I have to implement MPI system in a cluster. If anyone here has any experience with MPI (MPICH/OpenMPI), I'd like to know which is better and how the performance can be boosted on a cluster of x86_64 boxes.
OpenMPI comes out of the box on Macbooks, and MPICH seems to be more Linux/Valgrind friendly. It is between you and your toolchain. If it is a production cluster you need to do more extensive benchmarking to make sure it is optimized to your network topology.
MPICH, formerly known as MPICH2, is a freely available, portable implementation of MPI, a standard for message-passing for distributed-memory applications used in parallel computing.
It is used by many TOP500 supercomputers including Roadrunner, which was the world's fastest supercomputer from June 2008 to November 2009, and K computer, the fastest supercomputer from June 2011 to June 2012.
On distributed parallel systems, like Linux clusters, the Message Passing Interface (MPI) is widely used. MPI is not a programming language, but rather a standard library that is used to send messages between multiple processes.
MPICH has been around a lot longer. It's extremely portable and you'll find years worth of tips and tricks online. It's a safe bet and it's probably compatible with more MPI programs out there.
OpenMPI is newer. While it's not quite as portable, it supports the most common platforms really well. Most people seem to think it's a lot better in several regards, especially for fault-tolerance - but to take advantage of this you may have to use some of its special features that aren't part of the MPI standard.

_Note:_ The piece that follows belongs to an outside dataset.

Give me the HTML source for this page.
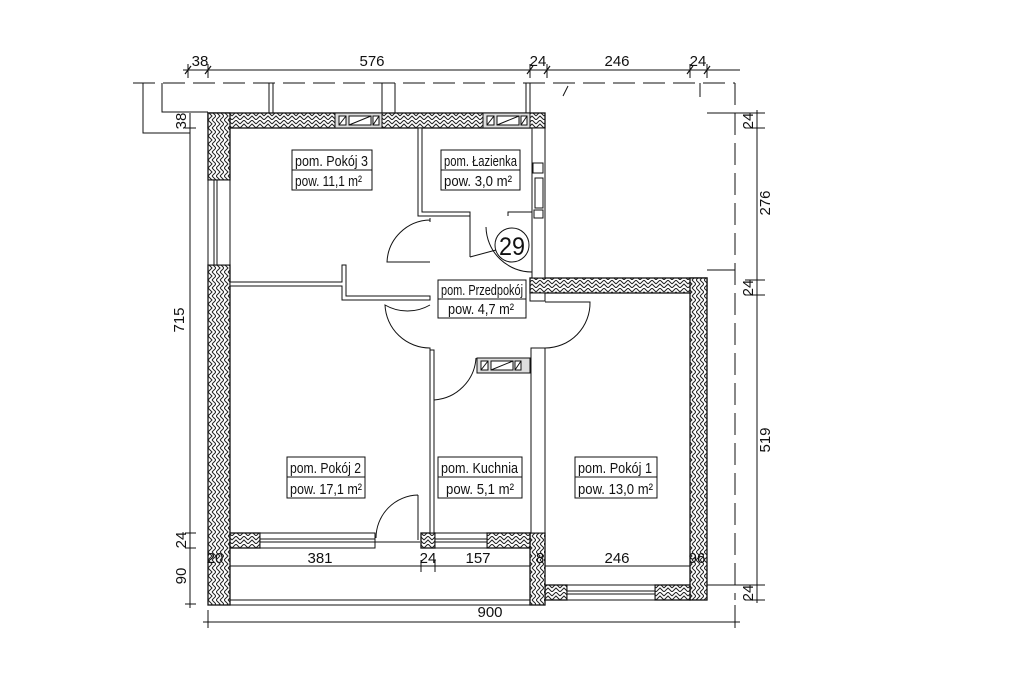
<!DOCTYPE html>
<html><head><meta charset="utf-8"><style>
html,body{margin:0;padding:0;background:#fff;}
svg{display:block;}
text{font-family:"Liberation Sans Narrow","Liberation Sans",sans-serif;fill:#111;}
</style></head><body>
<svg width="1024" height="683" viewBox="0 0 1024 683" xmlns="http://www.w3.org/2000/svg">
<defs>
<pattern id="h" width="8" height="8" patternUnits="userSpaceOnUse">
<rect width="8" height="8" fill="#fff"/>
<path d="M0 4 L4 0 L8 4 M0 8 L4 4 L8 8" fill="none" stroke="#222" stroke-width="1"/>
</pattern>
<pattern id="hv" width="8" height="8" patternUnits="userSpaceOnUse">
<rect width="8" height="8" fill="#fff"/>
<path d="M0 0 L4 4 L0 8 M4 0 L8 4 L4 8" fill="none" stroke="#222" stroke-width="1"/>
</pattern>
</defs>
<g stroke="#111" stroke-width="1" fill="none">
<line x1="183" y1="70" x2="740" y2="70"/>
<g stroke-width="1.2">
<line x1="185" y1="74" x2="191" y2="66"/><line x1="205" y1="74" x2="211" y2="66"/>
<line x1="527" y1="74" x2="533" y2="66"/><line x1="544" y1="74" x2="550" y2="66"/>
<line x1="687" y1="74" x2="693" y2="66"/><line x1="704" y1="74" x2="710" y2="66"/>
</g>
<line x1="188" y1="64" x2="188" y2="78"/><line x1="208" y1="64" x2="208" y2="78"/>
<line x1="530" y1="64" x2="530" y2="78"/><line x1="547" y1="64" x2="547" y2="78"/>
<line x1="690" y1="64" x2="690" y2="78"/><line x1="707" y1="64" x2="707" y2="78"/>
<line x1="133" y1="83" x2="735" y2="83" stroke-dasharray="22,8"/>
<line x1="735" y1="83" x2="735" y2="600" stroke-dasharray="22,8"/>
<polyline points="143,83 143,133 190,133"/>
<polyline points="162,83 162,112 208,112"/>
<line x1="269" y1="83" x2="269" y2="113"/><line x1="273" y1="83" x2="273" y2="113"/>
<line x1="382" y1="83" x2="382" y2="113"/><line x1="395" y1="83" x2="395" y2="113"/>
<line x1="526" y1="83" x2="526" y2="113"/><line x1="530" y1="83" x2="530" y2="113"/>
<line x1="563" y1="96" x2="568" y2="86"/><line x1="700" y1="83" x2="700" y2="97"/>
<line x1="707" y1="270" x2="735" y2="270"/>
<line x1="190" y1="113" x2="190" y2="608"/>
<line x1="185" y1="128" x2="196" y2="128"/><line x1="185" y1="533" x2="196" y2="533"/>
<line x1="185" y1="548" x2="196" y2="548"/><line x1="185" y1="604" x2="196" y2="604"/>
<line x1="757" y1="110" x2="757" y2="603"/>
<line x1="707" y1="113" x2="765" y2="113"/><line x1="745" y1="128" x2="765" y2="128"/>
<line x1="745" y1="280" x2="765" y2="280"/><line x1="745" y1="295" x2="765" y2="295"/>
<line x1="707" y1="585" x2="765" y2="585"/><line x1="745" y1="600" x2="765" y2="600"/>
<line x1="203" y1="622" x2="740" y2="622"/>
<line x1="208" y1="610" x2="208" y2="628"/><line x1="735" y1="605" x2="735" y2="628"/>
<line x1="208" y1="566" x2="707" y2="566"/>
<line x1="230" y1="560" x2="230" y2="572"/><line x1="421" y1="560" x2="421" y2="572"/>
<line x1="435" y1="560" x2="435" y2="572"/><line x1="690" y1="560" x2="690" y2="572"/>
</g>
<g stroke="#111" stroke-width="1.3">
<rect x="208" y="113" width="337" height="15" fill="url(#h)"/>
<rect x="208" y="113" width="22" height="67" fill="url(#hv)"/>
<rect x="208" y="265" width="22" height="340" fill="url(#hv)"/>
<rect x="530" y="278" width="177" height="15" fill="url(#h)"/>
<rect x="690" y="278" width="17" height="322" fill="url(#hv)"/>
<rect x="545" y="585" width="22" height="15" fill="url(#h)"/>
<rect x="655" y="585" width="35" height="15" fill="url(#h)"/>
<rect x="530" y="533" width="15" height="72" fill="url(#hv)"/>
<rect x="230" y="533" width="30" height="15" fill="url(#h)"/>
<rect x="421" y="533" width="14" height="15" fill="url(#h)"/>
<rect x="487" y="533" width="43" height="15" fill="url(#h)"/>
</g>
<g stroke="#111" stroke-width="1" fill="#fff">
<rect x="208" y="180" width="22" height="85" fill="#fff"/>
<line x1="214" y1="180" x2="214" y2="265"/><line x1="217" y1="180" x2="217" y2="265"/>
<rect x="260" y="533" width="115" height="15"/><line x1="260" y1="539" x2="375" y2="539"/><line x1="260" y1="542" x2="420" y2="542"/>
<rect x="435" y="533" width="52" height="15"/><line x1="435" y1="539" x2="487" y2="539"/><line x1="435" y1="542" x2="487" y2="542"/>
<rect x="567" y="585" width="88" height="15"/><line x1="567" y1="591" x2="655" y2="591"/><line x1="567" y1="594" x2="655" y2="594"/>
<line x1="230" y1="600" x2="530" y2="600"/><line x1="208" y1="605" x2="545" y2="605"/>
<line x1="230" y1="548" x2="230" y2="600"/>
<rect x="335" y="113" width="47" height="15" fill="#ddd"/>
<rect x="339" y="116" width="7" height="9"/><rect x="349" y="116" width="22" height="9"/><rect x="373" y="116" width="6" height="9"/>
<line x1="349" y1="125" x2="371" y2="116"/><line x1="339" y1="125" x2="346" y2="116"/><line x1="373" y1="125" x2="379" y2="116"/>
<rect x="483" y="113" width="47" height="15" fill="#ddd"/>
<rect x="487" y="116" width="7" height="9"/><rect x="497" y="116" width="22" height="9"/><rect x="521" y="116" width="6" height="9"/>
<line x1="497" y1="125" x2="519" y2="116"/><line x1="487" y1="125" x2="494" y2="116"/><line x1="521" y1="125" x2="527" y2="116"/>
<rect x="477" y="358" width="53" height="15" fill="#ddd"/>
<rect x="481" y="361" width="7" height="9"/><rect x="491" y="361" width="22" height="9"/><rect x="515" y="361" width="6" height="9"/>
<line x1="491" y1="370" x2="513" y2="361"/><line x1="481" y1="370" x2="488" y2="361"/><line x1="515" y1="370" x2="521" y2="361"/>
<rect x="532" y="128" width="13" height="150"/>
<rect x="533" y="163" width="10" height="10"/><rect x="535" y="178" width="8" height="30"/><rect x="534" y="210" width="9" height="8"/>
<rect x="530" y="293" width="15" height="8"/>
<polygon points="418,128 422,128 422,212 470,212 470,216 418,216"/>
<line x1="470" y1="216" x2="470" y2="257"/><line x1="470" y1="257" x2="496" y2="250"/>
<polyline points="508,216 508,212 532,212" fill="none"/>
<polygon points="230,282 342,282 342,265 346,265 346,296 430,296 430,300 342,300 342,286 230,286"/>
<rect x="430" y="350" width="4" height="183"/>
<rect x="531" y="348" width="14" height="185"/>
</g>
<g stroke="#111" stroke-width="1" fill="none">
<path d="M430 218 L430 222 M430 220 A44 44 0 0 0 387 262 L430 262"/>
<path d="M486 227 A46 46 0 0 0 532 272"/>
<path d="M430 305 A45 45 0 0 1 385 305 A45 45 0 0 0 430 348 L430 350"/>
<path d="M545 302 L590 302 A45 45 0 0 1 545 348"/>
<path d="M434 400 A45 45 0 0 0 476 358"/>
<path d="M418 495 L418 540 M418 495 A43 43 0 0 0 376 538"/>
<circle cx="512" cy="245" r="17" fill="#fff"/>
</g>
<text x="512" y="255" font-size="25" text-anchor="middle" textLength="26" lengthAdjust="spacingAndGlyphs">29</text>
<g stroke="#111" stroke-width="1" fill="#fff">
<rect x="292" y="150" width="80" height="40"/><line x1="292" y1="170" x2="372" y2="170"/>
<rect x="441" y="150" width="79" height="40"/><line x1="441" y1="170" x2="520" y2="170"/>
<rect x="438" y="280" width="88" height="38"/><line x1="438" y1="299" x2="526" y2="299"/>
<rect x="287" y="457" width="78" height="41"/><line x1="287" y1="477" x2="365" y2="477"/>
<rect x="438" y="457" width="84" height="41"/><line x1="438" y1="477" x2="522" y2="477"/>
<rect x="575" y="457" width="82" height="41"/><line x1="575" y1="477" x2="657" y2="477"/>
</g>
<g font-size="15" lengthAdjust="spacingAndGlyphs">
<text x="295" y="166" textLength="73" lengthAdjust="spacingAndGlyphs">pom. Pokój 3</text>
<text x="295" y="186" textLength="67" lengthAdjust="spacingAndGlyphs">pow. 11,1 m²</text>
<text x="444" y="166" textLength="73" lengthAdjust="spacingAndGlyphs">pom. Łazienka</text>
<text x="444" y="186" textLength="68" lengthAdjust="spacingAndGlyphs">pow. 3,0 m²</text>
<text x="441" y="295" textLength="82" lengthAdjust="spacingAndGlyphs">pom. Przedpokój</text>
<text x="448" y="314" textLength="66" lengthAdjust="spacingAndGlyphs">pow. 4,7 m²</text>
<text x="290" y="473" textLength="71" lengthAdjust="spacingAndGlyphs">pom. Pokój 2</text>
<text x="290" y="494" textLength="72" lengthAdjust="spacingAndGlyphs">pow. 17,1 m²</text>
<text x="441" y="473" textLength="77" lengthAdjust="spacingAndGlyphs">pom. Kuchnia</text>
<text x="446" y="494" textLength="68" lengthAdjust="spacingAndGlyphs">pow. 5,1 m²</text>
<text x="578" y="473" textLength="74" lengthAdjust="spacingAndGlyphs">pom. Pokój 1</text>
<text x="578" y="494" textLength="75" lengthAdjust="spacingAndGlyphs">pow. 13,0 m²</text>
</g>
<g font-size="15" text-anchor="middle">
<text x="200" y="66">38</text><text x="372" y="66">576</text><text x="538" y="66">24</text>
<text x="617" y="66">246</text><text x="698" y="66">24</text>
<text x="490" y="617">900</text>
<text x="215" y="563">20</text><text x="320" y="563">381</text><text x="428" y="563">24</text>
<text x="478" y="563">157</text><text x="540" y="563">8</text><text x="617" y="563">246</text><text x="697" y="563">96</text>
<text transform="translate(186,121) rotate(-90)">38</text>
<text transform="translate(184,320) rotate(-90)">715</text>
<text transform="translate(186,540) rotate(-90)">24</text>
<text transform="translate(186,576) rotate(-90)">90</text>
<text transform="translate(753,121) rotate(-90)">24</text>
<text transform="translate(770,203) rotate(-90)">276</text>
<text transform="translate(753,288) rotate(-90)">24</text>
<text transform="translate(770,440) rotate(-90)">519</text>
<text transform="translate(753,593) rotate(-90)">24</text>
</g>
</svg>
</body></html>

As for performance, it depends a lot on the application; it's hard to give general advice. You should post a specific question about the type of calculation you want to run, the number of nodes, and the type of hardware - including what type of network hardware you're using.
I've written quite a few parallel applications for both Windows and Linux clusters, and I can advise you that right now MPICH2 is probably the safer choice. It is, as the other responder mentions, a very mature library. Also, there is ample broadcasting support (via MPI_Bcast) now, and in fact, MPICH2 has quite a few really nice features like scatter-and-gather.
OpenMPI is gaining some ground though. Penguin computing (they're a big cluster vendor, and they like Linux) actually has some really strong benchmarks where OpenMPI beats MPICH2 hands down in certain circumstances.
Regarding your comment about "boosting performance", the best piece of advice I can give is to never send more data than absolutely necessary if you're I/O bound, and never do more work than necessary if you're CPU bound. I've fallen into the trap of optimizing the wrong piece of code more than once :) Hopefully you won't follow in my footsteps!
Check out the MPI forums - they have a lot of good info about MPI routines, and the Beowulf site has a lot of interesting questions answered.